If the Knicks decide they like his ceiling, McDaniels could certainly be in the cards late in the first round.
No. 3: Patrick Williams, Florida State
Patrick Williams checks all two boxes required of a forward in Seminoles coach Leonard Hamilton’s system. First, he has the size to play both forward positions at 6-foot-8, 225 pounds. Second, he understands the value of consistent defensive toughness.
But how will Williams fit into the NBA? As was just mentioned, he played both forward positions in college but isn’t a particularly strong rebounder — he averaged just four per game as a freshman. This means as a pro, barring significant improvement, Williams will play the wing.
The good news is the wing is right where he belongs. His 6-foot-11 wingspan isn’t just for blocking shots, but also for playing smothering defense against opponents. If his DRtg of 94.1 seems small for a college system, it’s because he’s not yet 19 years old and is still learning the ins and outs of the game. Despite his inexperience, he had a respectable DBPM of 3.2.
The Knicks would do well by drafting Williams if Rose and Perry decide to move on from Kevin Knox. However, if the Seminole is their man, they may have to make a draft-day trade to land him.
No. 2: Isaac Okoro, Auburn
In his freshman year for the Tigers, Isaac Okoro posted 12.9 points per game while shooting 51.4% from the field. He showed excellent potential as a rim finisher at just 19 years old as well as fine defensive footwork.
Okoro still has some work to do on defense, as he posted a DRtg of 101.3. But he also posted a decent DBPM of 2.5 and has the potential to up his scoring output as he develops a jump shot. Once he improves his range, he’ll be all the better.
This very potential is why Okoro’s name has been bandied about as a potential lottery pick. The Knicks certainly could pick him then, but that also depends on their position the day of. That said, better for the team to draft a point man or the best available player first, and then see about possibly acquiring Okoro.
No. 1: Deni Avdija, Maccabi Tel Aviv, Israel
In case it wasn’t already obvious, I really like Deni Avdija. No, seriously. I may need to take a break from writing about him lest I want to risk becoming Robert De Niro in “The Fan.”
Jokes aside, the Knicks should really consider Avdija if the front office decides a wing is an NBA Draft priority. He’s only 19 and just recently started playing significant minutes for Maccabi, but the talent is there. Since the Israeli Basketball Premier League returned last month, Avdija has averaged 18.2 points and six rebounds in five games.

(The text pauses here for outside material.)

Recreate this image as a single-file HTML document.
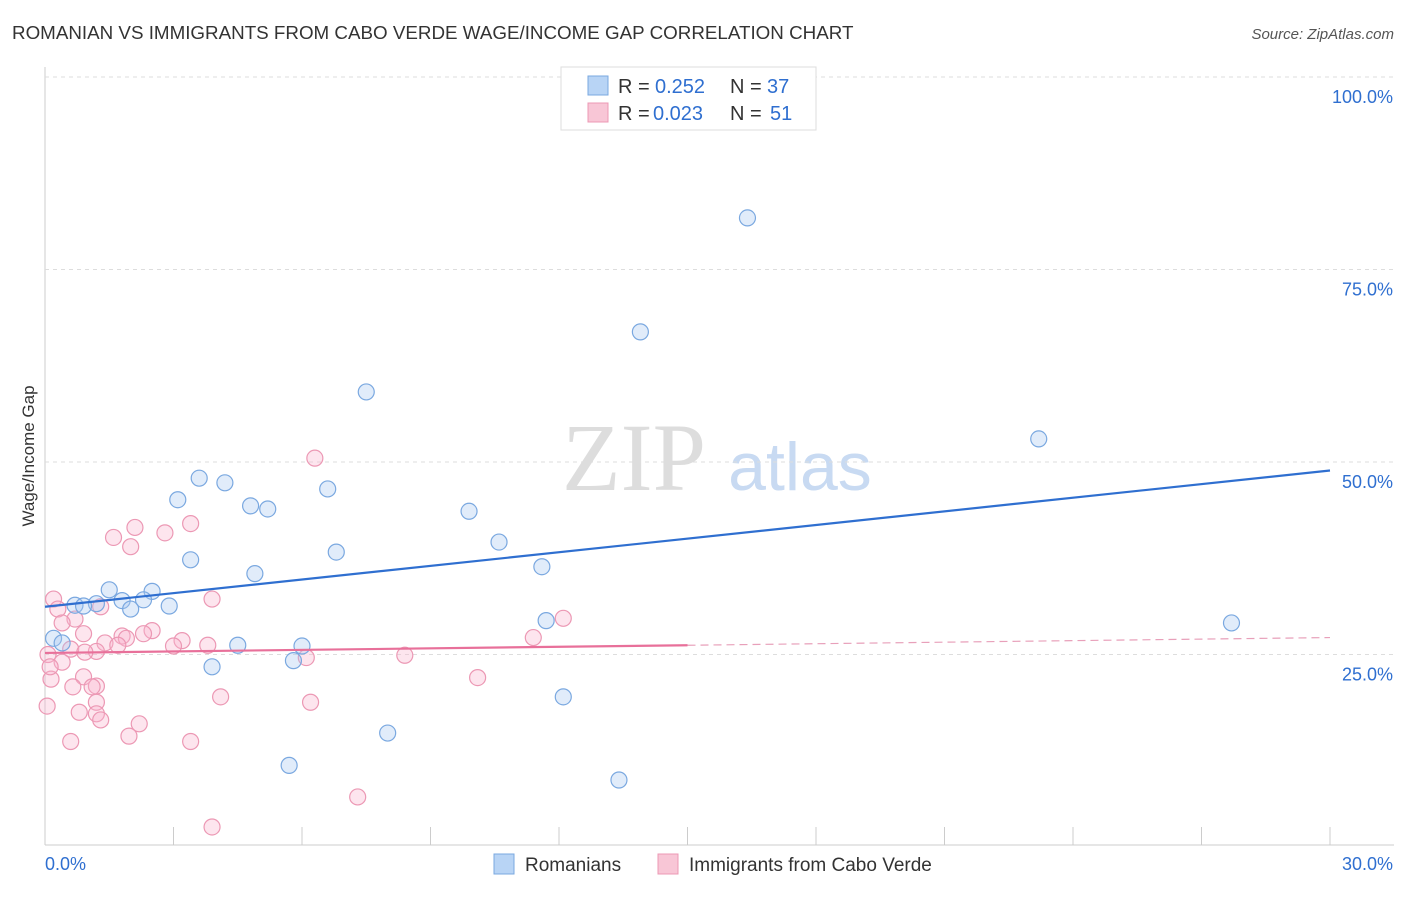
<!DOCTYPE html>
<html><head><meta charset="utf-8"><style>
body{margin:0;background:#fff;font-family:"Liberation Sans",sans-serif}
</style></head><body>
<svg width="1406" height="892" id="c" xmlns="http://www.w3.org/2000/svg" font-family="Liberation Sans, sans-serif">
<text x="12" y="39" font-size="18.8" fill="#333">ROMANIAN VS IMMIGRANTS FROM CABO VERDE WAGE/INCOME GAP CORRELATION CHART</text>
<text x="1394" y="39" font-size="15" fill="#555" font-style="italic" text-anchor="end">Source: ZipAtlas.com</text>
<text x="634" y="490" font-size="96" fill="#ddd" font-family="Liberation Serif, serif" text-anchor="middle">ZIP</text>
<text x="800" y="490" font-size="68" fill="#c8daf2" text-anchor="middle">atlas</text>
<text transform="translate(34,456) rotate(-90)" font-size="17" fill="#333" text-anchor="middle">Wage/Income Gap</text>
<g id="grid"></g><g id="pts"></g><g id="lines"></g>
<g>
<rect x="561" y="67" width="255" height="63" fill="#fff" stroke="#ddd"/>
<rect x="588" y="76" width="20" height="19" fill="#b8d4f5" stroke="#7aa8e0"/>
<rect x="588" y="103" width="20" height="19" fill="#f8c6d6" stroke="#ec98b4"/>
<text x="618" y="93" font-size="20" fill="#333">R =</text>
<text x="655" y="93" font-size="20" fill="#2f6fd0">0.252</text>
<text x="730" y="93" font-size="20" fill="#333">N =</text>
<text x="767" y="93" font-size="20" fill="#2f6fd0">37</text>
<text x="618" y="120" font-size="20" fill="#333">R =</text>
<text x="653" y="120" font-size="20" fill="#2f6fd0">0.023</text>
<text x="730" y="120" font-size="20" fill="#333">N =</text>
<text x="770" y="120" font-size="20" fill="#2f6fd0">51</text>
</g>
<g>
<rect x="494" y="854" width="20" height="20" fill="#b8d4f5" stroke="#7aa8e0"/>
<text x="525" y="871" font-size="19" fill="#333">Romanians</text>
<rect x="658" y="854" width="20" height="20" fill="#f8c6d6" stroke="#ec98b4"/>
<text x="689" y="871" font-size="19" fill="#333">Immigrants from Cabo Verde</text>
</g>
</svg>
<script>
const yTicks=[25,50,75,100];
const yTickLabels=["25.0%","50.0%","75.0%","100.0%"];
const blueX=[16.4,13.9,7.5,23.2,3.6,4.2,3.1,6.6,4.8,5.2,9.9,10.6,6.8,3.4,11.6,4.9,1.5,2.5,1.8,2.3,1.2,0.7,0.9,2.9,2.0,11.7,27.7,0.2,0.4,4.5,6.0,5.8,3.9,12.1,8.0,5.7,13.4];
const blueY=[81.7,66.9,59.1,53.0,47.9,47.3,45.1,46.5,44.3,43.9,43.6,39.6,38.3,37.3,36.4,35.5,33.4,33.2,32.0,32.1,31.6,31.4,31.3,31.3,30.9,29.4,29.1,27.1,26.5,26.2,26.1,24.2,23.4,19.5,14.8,10.6,8.7];
const pinkX=[6.3,2.1,3.4,2.8,1.6,2.0,0.2,3.9,12.1,0.3,1.3,0.7,0.4,0.9,2.5,2.3,1.8,1.9,1.4,3.2,3.0,3.8,11.4,1.7,0.6,1.2,0.07,6.1,0.4,8.4,0.14,0.9,0.65,1.2,1.1,4.1,6.2,1.2,10.1,0.05,0.8,1.2,1.3,2.2,1.96,0.6,3.4,7.3,3.9,0.12,0.93];
const pinkY=[50.5,41.5,42.0,40.8,40.2,39.0,32.2,32.2,29.7,30.9,31.2,29.6,29.1,27.7,28.1,27.7,27.4,27.1,26.5,26.8,26.1,26.2,27.2,26.2,25.7,25.4,25.0,24.6,24.0,24.9,21.8,22.1,20.8,20.9,20.8,19.5,18.8,18.8,22.0,18.3,17.5,17.3,16.5,16.0,14.4,13.7,13.7,6.5,2.6,23.4,25.3];
const blueTrend=[[0,31.2],[30,48.9]];
const pinkTrend=[[0,25.2],[15,26.2],[30,27.2]];
const NS="http://www.w3.org/2000/svg";
const X=v=>45+v/30*1285, Y=v=>847-v/25*192.5;
function mk(t,a,p){const e=document.createElementNS(NS,t);for(const k in a)e.setAttribute(k,a[k]);p.appendChild(e);return e;}
const g=document.getElementById('grid');
mk('line',{x1:45,y1:67,x2:45,y2:845,stroke:'#ccc'},g);
mk('line',{x1:45,y1:845,x2:1394,y2:845,stroke:'#ccc'},g);
for(let i=0;i<=10;i++){const l=mk('line',{x1:45+i*128.5,y1:827,x2:45+i*128.5,y2:845,stroke:'#ccc'},g);}
yTicks.forEach((t,i)=>{const l=mk('line',{x1:45,y1:Y(t),x2:1394,y2:Y(t),stroke:'#ddd','stroke-dasharray':'4,4'},g);

const tx=mk('text',{x:1393,y:Y(t)+26,'font-size':18,fill:'#2f6fd0','text-anchor':'end'},g);tx.textContent=yTickLabels[i];
});
const a=mk('text',{x:45,y:870,'font-size':18,fill:'#2f6fd0'},g);a.textContent='0.0%';
const b=mk('text',{x:1393,y:870,'font-size':18,fill:'#2f6fd0','text-anchor':'end'},g);b.textContent='30.0%';
const p=document.getElementById('pts');
pinkX.forEach((x,i)=>{const c=mk('circle',{cx:X(x),cy:Y(pinkY[i]),r:8,fill:'rgba(248,180,205,0.35)',stroke:'#ec98b4','stroke-width':1.2},p);});
blueX.forEach((x,i)=>{const c=mk('circle',{cx:X(x),cy:Y(blueY[i]),r:8,fill:'rgba(170,200,240,0.35)',stroke:'#7aa8e0','stroke-width':1.2},p);});
const L=document.getElementById('lines');
let l1=mk('line',{x1:X(blueTrend[0][0]),y1:Y(blueTrend[0][1]),x2:X(blueTrend[1][0]),y2:Y(blueTrend[1][1]),stroke:'#2f6fd0','stroke-width':2.2},L);

let l2=mk('line',{x1:X(pinkTrend[0][0]),y1:Y(pinkTrend[0][1]),x2:X(pinkTrend[1][0]),y2:Y(pinkTrend[1][1]),stroke:'#e8709a','stroke-width':2.2},L);

let l3=mk('line',{x1:X(pinkTrend[1][0]),y1:Y(pinkTrend[1][1]),x2:X(pinkTrend[2][0]),y2:Y(pinkTrend[2][1]),stroke:'#e8a0ba','stroke-width':1.2,'stroke-dasharray':'8,5'},L);

</script>
</body></html>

But the real testament to Avdija’s talent lies in his international play. Representing Israel in last summer’s FIBA U20 European Championship, he posted 18.4 points, 8.3 rebounds, 5.3 assists, 2.4 blocks, and 2.1 steals per game. This was enough to net him tourney MVP honors.
At the end of the day, the Knicks have two options regarding Avdija. They can either use their lottery pick on him and risk it being dubbed a “reach.” Or, if Rose and Perry are so inclined, they can use other draft assets like the picks from Los Angeles or Dallas to trade up or down for him.
One way or another, Avdija is coming to the NBA. He’s an unconventional pick for New York, but his ceiling is very hard to ignore.